Sabathia's BABIP is 21 points higher than his career mark, and one point off his career high, set in 2007 — the year he won the AL Cy Young award while pitching for the Indians, incidentally. It's also 22 points higher than the Yankees' team average of .291, though it's hardly the highest in the rotation:

Pitcher        BABIP
Phil Hughes .357
Bartolo Colon .319
CC Sabathia .313
Freddy Garcia .269
Ivan Nova .264
A.J. Burnett .258

So some of the blame has to go to the Yankee defense, whose .695 Defensive Efficiency Ratio is eight points south of the league average, and whose 13 Reached On Errors is tied for eighth.

The biggest thing to complain about regarding the big man is that he's struggled in the first inning, yielding seven runs in eight frames thus far. Even that is really just a short-term issue, as five of those runs have come in his last two opening innings; he yielded two runs to the Tigers last Tuesday via a pair of doubles followed by a pair of productive outs. Only in the seventh inning, where he's allowed six runs while getting just 13 outs (4.1 innings) has he been similarly sloppy; in all other innings, he's allowed three or fewer runs. Since each inning one through seven is really just a tiny sample size of between 22 and 37 PA, there really isn't a whole lot of data to generalize from, except to say that this is not a problem that's persisted throughout Sabathia's career; his first inning RA/9 of 3.49 is lower than innings three through six, all of which are above 4.00 per nine, and his RA/9 for the first three innings (3.77) is lower than that in the next three (4.04).

The bottom line is that while Sabathia's recent early innings have been frustrating given the holes they've created, they're not part of any real pattern. He could use some better defensive support, but as it is, he's gone at least six innings in all but one start, where he fell one out short. Nothing to see here, folks. Move along...

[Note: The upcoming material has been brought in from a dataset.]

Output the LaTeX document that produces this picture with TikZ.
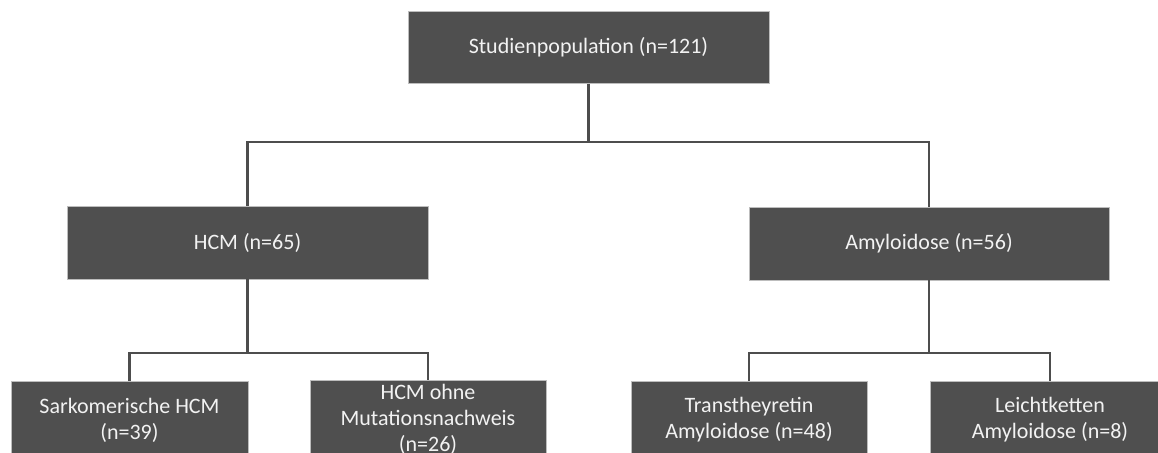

Meanwhile, after slipping behind the Indians last week, the Yankees are back on top of the AL Hit List despite going 3-4 thanks to their positive run differential:

Feast or Famine: Hitting just .256/.315/.282 with three doubles and no homers through his first 29 games, Derek Jeter goes 4-for-6 with a pair of homers on Sunday against the Rangers. The homers snap a 62-game drought, the second-longest of Jeter's career, and they come as part of a five-homer onslaught; the Yankees are scoring 55.2 percent of their runs via the longball, a recordrate. Jeter isn't the only one of the old guard who has been scuffling as of late; Alex Rodriguez is hitting .177/.267/.258 since April 15 in the wake of an oblique strain, while Jorge Posada is at .152/.257/.354 overall via a .138 BABIP, though Joe Girardi intends to stick with him as the regular DH.

Loved the quote from hitting coach Kevin Long after the game, when asked if Yankees are too reliant on home runs: "Come on, this needs to stop," though to be fair, Long did elaborate:

"You score runs however you’re going to score runs. We have guys that can hit the ball out of the ballpark, and because we’re strong and they hit a ball good, we talk about that’s the only way we can score runs. We need to do a better job, yes, with a man on third, less than two outs, of getting the guy in. I don’t care how we score runs. I don’t think anybody in this room cares how we score runs. We need to stay consistent."

The Yankees are leading the AL in scoring at 5.31 runs per game, a full 0.31 ahead of the next-highest team. The rest of the league should have such problems.